In regards to the trial, it seems like a lot of it will be focusing on what he did during the occupation of New Caprica (granted the trial hasn’t actually happened yet, but given how people were talking, it seems like it’ll play a major part in the trial). There are a lot of things Baltar could be held directly or indirectly responsible for (in some cases things the humans don’t even know about, like his providing Gina with the nuke that was eventually used to blow up Cloud Nine), but his responsibility for the crimes committed during the occupation of New Caprica is, at worst, pretty much minimal (and if his claims that he knowingly allowed Gaeta to smuggle information to the Resistance are true, then he actually helped bring about an end to the occupation).
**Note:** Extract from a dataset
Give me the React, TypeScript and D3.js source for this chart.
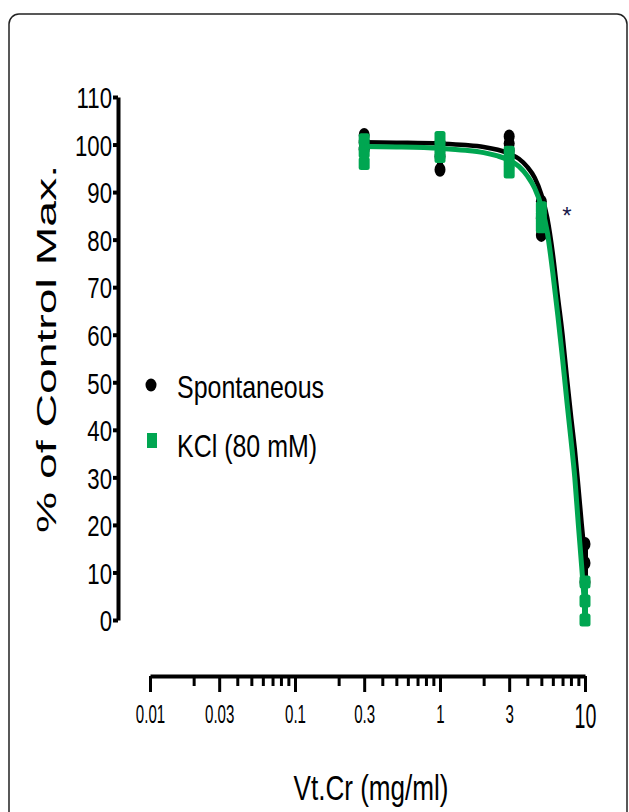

From what we’ve been shown, there’s not a single crime Gauis could have prevented by standing up to the Cylons. Sure he could have refused to work with them, but then he would have been killed and a new figurehead would have been put in his place. He had no real power and his choices really only impacted on whether or not Gauis Baltar lived. Surely what he did is no worse than any of the other people who worked with the Cylons during the occupation and all of those people were pardoned (well, the ones that weren’t killed in those secret trials).

Much like Boomer before him, I think Baltar’s well on his way to giving up on humanity entirely, thanks almost entirely to how humanity reacts to him. He was clinging to the possibility that he was a Cylon to justify his actions, and even though he’s been deprived of that belief, I don’t forsee him having any qualms with further assisting the Cylons if/when he escapes (of course, his belief that he’s ‘The Chosen One’ should help on that front as well).

There’s no new episode next week, presumably because of the whole ‘Super Bowl’ business, but in two weeks time we learn that the fleet actually does have more than one doctor. But, if the preview is any indication, the other guy seems to be much more with the EVIL!